**Directions for this task**. The lines to extract run from the first line of the material below to the line containing "0.56, 0.58, 0.34]", both included; leave the pictures behind.

**Dataset extract**.
###
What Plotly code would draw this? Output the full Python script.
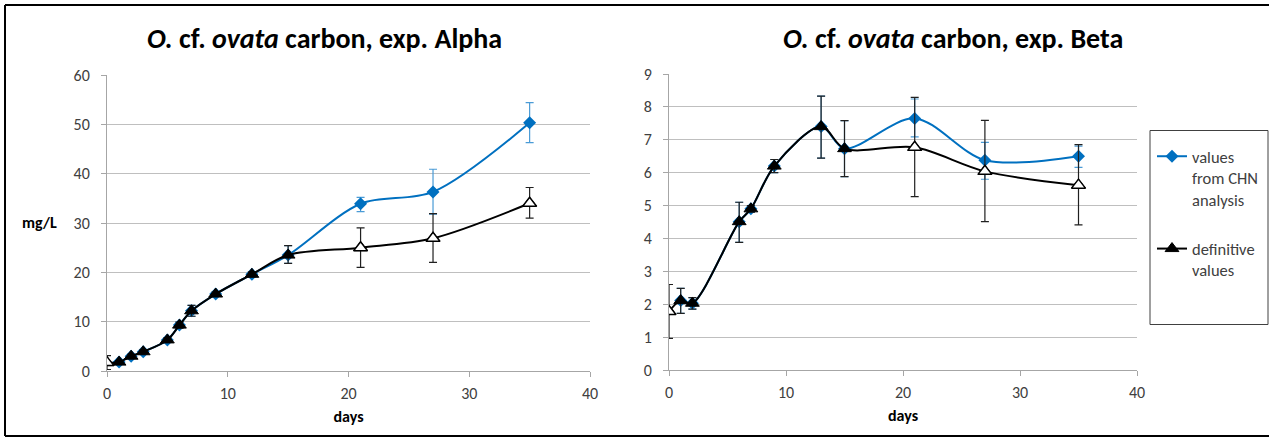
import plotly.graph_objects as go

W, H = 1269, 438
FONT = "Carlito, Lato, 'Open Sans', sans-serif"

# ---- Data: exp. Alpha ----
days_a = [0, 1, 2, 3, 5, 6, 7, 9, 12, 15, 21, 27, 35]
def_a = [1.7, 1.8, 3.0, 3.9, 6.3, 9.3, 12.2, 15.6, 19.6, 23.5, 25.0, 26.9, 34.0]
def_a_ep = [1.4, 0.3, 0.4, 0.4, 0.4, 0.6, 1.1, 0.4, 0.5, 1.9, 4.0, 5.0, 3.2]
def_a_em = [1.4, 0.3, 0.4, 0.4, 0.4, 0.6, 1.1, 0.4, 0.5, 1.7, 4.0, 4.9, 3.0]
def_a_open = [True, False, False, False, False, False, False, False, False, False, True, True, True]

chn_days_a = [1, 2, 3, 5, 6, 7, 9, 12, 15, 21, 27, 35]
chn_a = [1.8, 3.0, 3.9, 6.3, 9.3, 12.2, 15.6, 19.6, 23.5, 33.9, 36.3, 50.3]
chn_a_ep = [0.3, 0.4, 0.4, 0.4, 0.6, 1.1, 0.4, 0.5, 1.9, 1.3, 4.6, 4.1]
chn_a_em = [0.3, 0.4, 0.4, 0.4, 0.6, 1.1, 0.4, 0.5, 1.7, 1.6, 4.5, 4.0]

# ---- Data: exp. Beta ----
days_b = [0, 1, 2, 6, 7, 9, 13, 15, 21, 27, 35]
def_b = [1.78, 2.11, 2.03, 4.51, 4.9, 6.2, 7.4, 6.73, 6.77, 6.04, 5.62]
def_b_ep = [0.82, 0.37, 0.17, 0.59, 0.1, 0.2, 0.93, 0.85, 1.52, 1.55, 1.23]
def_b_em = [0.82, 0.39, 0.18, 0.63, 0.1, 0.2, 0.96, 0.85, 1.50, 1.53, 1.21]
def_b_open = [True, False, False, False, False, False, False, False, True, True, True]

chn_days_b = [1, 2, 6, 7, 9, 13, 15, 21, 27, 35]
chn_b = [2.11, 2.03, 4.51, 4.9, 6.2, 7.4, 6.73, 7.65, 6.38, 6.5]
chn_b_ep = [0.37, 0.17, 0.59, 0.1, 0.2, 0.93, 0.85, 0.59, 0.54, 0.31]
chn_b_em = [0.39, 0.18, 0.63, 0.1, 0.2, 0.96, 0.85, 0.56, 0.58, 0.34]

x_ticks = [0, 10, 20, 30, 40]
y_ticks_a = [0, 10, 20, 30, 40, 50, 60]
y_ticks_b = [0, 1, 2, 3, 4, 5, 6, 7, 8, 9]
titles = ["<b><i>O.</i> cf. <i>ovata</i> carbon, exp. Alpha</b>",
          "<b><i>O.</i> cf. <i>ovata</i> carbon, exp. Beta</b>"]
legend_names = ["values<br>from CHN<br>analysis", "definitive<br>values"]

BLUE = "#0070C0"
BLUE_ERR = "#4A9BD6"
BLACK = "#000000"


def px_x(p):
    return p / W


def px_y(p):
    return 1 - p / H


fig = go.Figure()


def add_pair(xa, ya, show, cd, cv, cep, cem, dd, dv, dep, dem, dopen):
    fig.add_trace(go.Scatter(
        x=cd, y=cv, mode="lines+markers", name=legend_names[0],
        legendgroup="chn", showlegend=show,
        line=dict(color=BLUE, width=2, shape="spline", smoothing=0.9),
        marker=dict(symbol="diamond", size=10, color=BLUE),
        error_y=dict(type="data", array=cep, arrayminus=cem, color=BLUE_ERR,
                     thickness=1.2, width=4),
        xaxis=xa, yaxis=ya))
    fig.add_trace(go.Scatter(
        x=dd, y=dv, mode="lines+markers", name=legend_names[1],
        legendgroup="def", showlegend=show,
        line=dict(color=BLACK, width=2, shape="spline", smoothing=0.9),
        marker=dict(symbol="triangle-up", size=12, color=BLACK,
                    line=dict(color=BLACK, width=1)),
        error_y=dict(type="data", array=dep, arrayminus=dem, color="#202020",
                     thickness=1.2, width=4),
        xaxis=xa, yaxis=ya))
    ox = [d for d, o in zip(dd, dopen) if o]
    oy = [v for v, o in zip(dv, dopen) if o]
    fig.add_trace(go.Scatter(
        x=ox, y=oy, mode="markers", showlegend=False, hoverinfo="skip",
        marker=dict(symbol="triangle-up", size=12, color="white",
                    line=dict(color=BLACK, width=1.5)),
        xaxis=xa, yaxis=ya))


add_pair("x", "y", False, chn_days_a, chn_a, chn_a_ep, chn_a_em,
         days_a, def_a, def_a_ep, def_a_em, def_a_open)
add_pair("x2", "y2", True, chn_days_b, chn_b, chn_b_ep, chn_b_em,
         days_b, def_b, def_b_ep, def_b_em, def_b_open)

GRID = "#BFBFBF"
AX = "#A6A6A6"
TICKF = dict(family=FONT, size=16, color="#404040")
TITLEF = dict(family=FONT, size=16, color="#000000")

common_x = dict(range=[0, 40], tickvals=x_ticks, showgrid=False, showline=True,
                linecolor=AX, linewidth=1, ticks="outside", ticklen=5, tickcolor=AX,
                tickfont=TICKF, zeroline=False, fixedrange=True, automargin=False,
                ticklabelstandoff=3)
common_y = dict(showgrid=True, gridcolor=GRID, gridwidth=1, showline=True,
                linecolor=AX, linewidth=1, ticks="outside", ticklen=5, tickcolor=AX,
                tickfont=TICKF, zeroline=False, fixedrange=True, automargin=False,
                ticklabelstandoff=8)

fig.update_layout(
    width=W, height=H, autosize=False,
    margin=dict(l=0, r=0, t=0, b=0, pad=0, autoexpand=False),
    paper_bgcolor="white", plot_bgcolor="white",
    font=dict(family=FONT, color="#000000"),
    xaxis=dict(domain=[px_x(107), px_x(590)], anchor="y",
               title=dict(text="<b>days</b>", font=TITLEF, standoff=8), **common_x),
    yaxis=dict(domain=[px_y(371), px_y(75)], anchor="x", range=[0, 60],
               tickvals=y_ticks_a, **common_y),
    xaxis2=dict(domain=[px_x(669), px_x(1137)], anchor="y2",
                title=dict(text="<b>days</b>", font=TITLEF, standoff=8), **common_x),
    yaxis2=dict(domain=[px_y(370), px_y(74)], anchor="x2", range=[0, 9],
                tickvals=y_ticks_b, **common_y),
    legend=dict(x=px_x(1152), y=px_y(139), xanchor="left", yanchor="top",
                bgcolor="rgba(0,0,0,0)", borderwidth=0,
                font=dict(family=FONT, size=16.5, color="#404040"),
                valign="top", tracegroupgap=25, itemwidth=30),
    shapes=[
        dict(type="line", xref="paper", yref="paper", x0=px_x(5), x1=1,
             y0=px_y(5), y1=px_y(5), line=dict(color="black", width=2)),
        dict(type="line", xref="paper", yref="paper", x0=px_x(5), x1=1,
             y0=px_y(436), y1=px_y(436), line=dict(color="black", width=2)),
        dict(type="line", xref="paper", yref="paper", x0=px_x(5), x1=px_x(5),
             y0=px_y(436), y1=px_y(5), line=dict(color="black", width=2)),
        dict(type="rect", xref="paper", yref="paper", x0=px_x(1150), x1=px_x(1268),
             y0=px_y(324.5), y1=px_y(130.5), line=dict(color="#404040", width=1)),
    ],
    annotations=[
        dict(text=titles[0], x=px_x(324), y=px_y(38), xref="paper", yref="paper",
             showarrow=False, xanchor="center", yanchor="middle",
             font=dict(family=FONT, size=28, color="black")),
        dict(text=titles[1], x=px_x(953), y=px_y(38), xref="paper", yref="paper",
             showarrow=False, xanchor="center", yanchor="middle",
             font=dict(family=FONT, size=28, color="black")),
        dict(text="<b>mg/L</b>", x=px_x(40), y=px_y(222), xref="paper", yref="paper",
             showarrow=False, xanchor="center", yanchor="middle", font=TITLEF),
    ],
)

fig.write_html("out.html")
###
**Output of the exercise**.
What Plotly code would draw this? Output the full Python script.
import plotly.graph_objects as go

W, H = 1269, 438
FONT = "Carlito, Lato, 'Open Sans', sans-serif"

# ---- Data: exp. Alpha ----
days_a = [0, 1, 2, 3, 5, 6, 7, 9, 12, 15, 21, 27, 35]
def_a = [1.7, 1.8, 3.0, 3.9, 6.3, 9.3, 12.2, 15.6, 19.6, 23.5, 25.0, 26.9, 34.0]
def_a_ep = [1.4, 0.3, 0.4, 0.4, 0.4, 0.6, 1.1, 0.4, 0.5, 1.9, 4.0, 5.0, 3.2]
def_a_em = [1.4, 0.3, 0.4, 0.4, 0.4, 0.6, 1.1, 0.4, 0.5, 1.7, 4.0, 4.9, 3.0]
def_a_open = [True, False, False, False, False, False, False, False, False, False, True, True, True]

chn_days_a = [1, 2, 3, 5, 6, 7, 9, 12, 15, 21, 27, 35]
chn_a = [1.8, 3.0, 3.9, 6.3, 9.3, 12.2, 15.6, 19.6, 23.5, 33.9, 36.3, 50.3]
chn_a_ep = [0.3, 0.4, 0.4, 0.4, 0.6, 1.1, 0.4, 0.5, 1.9, 1.3, 4.6, 4.1]
chn_a_em = [0.3, 0.4, 0.4, 0.4, 0.6, 1.1, 0.4, 0.5, 1.7, 1.6, 4.5, 4.0]

# ---- Data: exp. Beta ----
days_b = [0, 1, 2, 6, 7, 9, 13, 15, 21, 27, 35]
def_b = [1.78, 2.11, 2.03, 4.51, 4.9, 6.2, 7.4, 6.73, 6.77, 6.04, 5.62]
def_b_ep = [0.82, 0.37, 0.17, 0.59, 0.1, 0.2, 0.93, 0.85, 1.52, 1.55, 1.23]
def_b_em = [0.82, 0.39, 0.18, 0.63, 0.1, 0.2, 0.96, 0.85, 1.50, 1.53, 1.21]
def_b_open = [True, False, False, False, False, False, False, False, True, True, True]

chn_days_b = [1, 2, 6, 7, 9, 13, 15, 21, 27, 35]
chn_b = [2.11, 2.03, 4.51, 4.9, 6.2, 7.4, 6.73, 7.65, 6.38, 6.5]
chn_b_ep = [0.37, 0.17, 0.59, 0.1, 0.2, 0.93, 0.85, 0.59, 0.54, 0.31]
chn_b_em = [0.39, 0.18, 0.63, 0.1, 0.2, 0.96, 0.85, 0.56, 0.58, 0.34]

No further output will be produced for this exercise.